Stored data entries:
-- -- --

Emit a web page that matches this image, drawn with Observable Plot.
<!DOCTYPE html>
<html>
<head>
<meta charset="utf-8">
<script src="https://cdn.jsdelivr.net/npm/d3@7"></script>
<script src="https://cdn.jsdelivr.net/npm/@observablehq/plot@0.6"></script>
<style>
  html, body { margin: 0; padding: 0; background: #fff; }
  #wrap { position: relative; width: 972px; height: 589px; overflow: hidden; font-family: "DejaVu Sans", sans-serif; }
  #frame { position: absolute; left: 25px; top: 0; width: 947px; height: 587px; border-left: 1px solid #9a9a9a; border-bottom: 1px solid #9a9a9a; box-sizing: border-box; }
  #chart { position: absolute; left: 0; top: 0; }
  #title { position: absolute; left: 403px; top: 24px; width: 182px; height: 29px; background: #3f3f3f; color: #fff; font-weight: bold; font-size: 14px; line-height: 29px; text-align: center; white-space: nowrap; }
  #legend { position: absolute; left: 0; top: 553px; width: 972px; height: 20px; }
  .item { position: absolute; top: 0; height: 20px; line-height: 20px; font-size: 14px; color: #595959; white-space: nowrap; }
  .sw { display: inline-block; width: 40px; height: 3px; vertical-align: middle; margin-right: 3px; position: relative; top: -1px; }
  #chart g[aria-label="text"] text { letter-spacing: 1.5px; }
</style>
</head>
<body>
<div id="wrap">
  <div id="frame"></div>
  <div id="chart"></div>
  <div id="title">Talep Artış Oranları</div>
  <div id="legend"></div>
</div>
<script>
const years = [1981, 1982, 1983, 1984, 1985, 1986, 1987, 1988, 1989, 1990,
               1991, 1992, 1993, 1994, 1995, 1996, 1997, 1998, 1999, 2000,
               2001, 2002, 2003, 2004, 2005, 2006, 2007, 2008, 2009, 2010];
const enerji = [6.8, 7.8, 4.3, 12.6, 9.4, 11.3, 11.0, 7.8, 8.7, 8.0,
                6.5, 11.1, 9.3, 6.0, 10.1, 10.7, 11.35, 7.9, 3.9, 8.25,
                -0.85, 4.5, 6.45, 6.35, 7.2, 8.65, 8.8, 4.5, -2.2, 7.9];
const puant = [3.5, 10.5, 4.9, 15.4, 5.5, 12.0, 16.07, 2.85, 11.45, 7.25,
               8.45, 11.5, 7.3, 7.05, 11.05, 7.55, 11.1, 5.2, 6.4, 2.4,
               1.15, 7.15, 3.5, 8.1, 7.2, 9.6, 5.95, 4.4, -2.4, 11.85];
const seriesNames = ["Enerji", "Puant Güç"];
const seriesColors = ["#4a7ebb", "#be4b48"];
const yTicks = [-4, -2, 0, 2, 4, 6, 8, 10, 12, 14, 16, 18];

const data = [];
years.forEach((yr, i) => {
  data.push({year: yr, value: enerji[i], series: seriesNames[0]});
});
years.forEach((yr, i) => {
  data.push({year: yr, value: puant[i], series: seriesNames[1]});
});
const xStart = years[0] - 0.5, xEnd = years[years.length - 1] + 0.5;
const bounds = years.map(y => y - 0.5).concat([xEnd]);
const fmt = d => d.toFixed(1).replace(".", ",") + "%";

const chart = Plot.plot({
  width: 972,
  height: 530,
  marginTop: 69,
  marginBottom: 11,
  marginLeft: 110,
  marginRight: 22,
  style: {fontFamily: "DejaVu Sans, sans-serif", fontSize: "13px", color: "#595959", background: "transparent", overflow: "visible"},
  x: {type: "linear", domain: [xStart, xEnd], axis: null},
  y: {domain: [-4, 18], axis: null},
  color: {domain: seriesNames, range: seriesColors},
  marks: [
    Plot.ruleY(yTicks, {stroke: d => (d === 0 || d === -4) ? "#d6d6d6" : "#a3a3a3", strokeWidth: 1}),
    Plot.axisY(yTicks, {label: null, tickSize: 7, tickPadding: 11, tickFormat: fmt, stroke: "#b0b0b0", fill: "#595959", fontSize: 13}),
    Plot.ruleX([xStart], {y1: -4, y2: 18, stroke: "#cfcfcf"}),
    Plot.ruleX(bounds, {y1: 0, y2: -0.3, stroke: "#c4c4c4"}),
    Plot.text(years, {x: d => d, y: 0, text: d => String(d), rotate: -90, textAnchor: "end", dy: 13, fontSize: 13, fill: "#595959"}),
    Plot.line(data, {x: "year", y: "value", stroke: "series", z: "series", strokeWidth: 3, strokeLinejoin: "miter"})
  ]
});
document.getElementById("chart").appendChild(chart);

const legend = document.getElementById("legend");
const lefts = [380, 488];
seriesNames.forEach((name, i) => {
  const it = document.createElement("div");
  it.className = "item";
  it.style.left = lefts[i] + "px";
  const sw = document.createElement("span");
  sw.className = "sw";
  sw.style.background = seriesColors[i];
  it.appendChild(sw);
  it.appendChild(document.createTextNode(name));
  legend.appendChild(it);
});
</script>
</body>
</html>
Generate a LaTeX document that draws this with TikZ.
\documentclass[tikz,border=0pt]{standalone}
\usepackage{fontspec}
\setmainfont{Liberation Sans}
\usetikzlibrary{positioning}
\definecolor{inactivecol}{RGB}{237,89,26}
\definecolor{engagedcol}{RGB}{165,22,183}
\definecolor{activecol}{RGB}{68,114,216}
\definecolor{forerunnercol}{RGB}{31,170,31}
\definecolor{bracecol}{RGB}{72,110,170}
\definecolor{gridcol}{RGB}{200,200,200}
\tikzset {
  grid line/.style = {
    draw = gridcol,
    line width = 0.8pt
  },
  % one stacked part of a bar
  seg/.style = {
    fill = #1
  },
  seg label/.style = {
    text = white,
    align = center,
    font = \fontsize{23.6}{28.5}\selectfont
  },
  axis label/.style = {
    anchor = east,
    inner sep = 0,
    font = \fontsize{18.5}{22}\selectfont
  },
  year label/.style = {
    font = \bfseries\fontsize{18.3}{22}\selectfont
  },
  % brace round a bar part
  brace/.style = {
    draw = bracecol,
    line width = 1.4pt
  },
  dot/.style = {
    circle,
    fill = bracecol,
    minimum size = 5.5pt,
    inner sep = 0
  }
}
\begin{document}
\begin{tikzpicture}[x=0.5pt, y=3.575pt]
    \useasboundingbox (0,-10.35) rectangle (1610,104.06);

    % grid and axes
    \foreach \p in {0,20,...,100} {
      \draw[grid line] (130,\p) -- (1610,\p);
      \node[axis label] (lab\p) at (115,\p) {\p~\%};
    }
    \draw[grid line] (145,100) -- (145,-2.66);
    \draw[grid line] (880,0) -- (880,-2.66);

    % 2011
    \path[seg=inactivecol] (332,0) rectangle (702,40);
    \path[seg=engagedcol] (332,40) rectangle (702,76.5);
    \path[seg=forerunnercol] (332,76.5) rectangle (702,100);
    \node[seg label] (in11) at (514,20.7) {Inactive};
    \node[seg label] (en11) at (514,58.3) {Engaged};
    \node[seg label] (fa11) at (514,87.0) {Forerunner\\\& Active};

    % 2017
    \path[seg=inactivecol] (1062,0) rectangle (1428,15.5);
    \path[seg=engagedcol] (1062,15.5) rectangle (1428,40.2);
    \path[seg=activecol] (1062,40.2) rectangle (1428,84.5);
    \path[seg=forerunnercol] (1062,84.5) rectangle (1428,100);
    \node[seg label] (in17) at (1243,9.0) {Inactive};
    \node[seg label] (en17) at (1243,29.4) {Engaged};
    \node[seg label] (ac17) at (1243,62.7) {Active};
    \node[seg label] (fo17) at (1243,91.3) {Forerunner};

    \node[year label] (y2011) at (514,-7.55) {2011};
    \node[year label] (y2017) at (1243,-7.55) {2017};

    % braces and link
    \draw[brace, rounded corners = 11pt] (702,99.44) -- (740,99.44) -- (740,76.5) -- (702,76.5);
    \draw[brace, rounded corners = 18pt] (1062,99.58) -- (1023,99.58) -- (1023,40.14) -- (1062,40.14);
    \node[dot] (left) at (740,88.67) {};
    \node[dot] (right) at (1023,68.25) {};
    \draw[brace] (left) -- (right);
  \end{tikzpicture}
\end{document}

-- -- --

▸ Task statement: Pull out all lines from the entries above that include the word "this".

▸ Exercise answer:
Emit a web page that matches this image, drawn with Observable Plot.
Generate a LaTeX document that draws this with TikZ.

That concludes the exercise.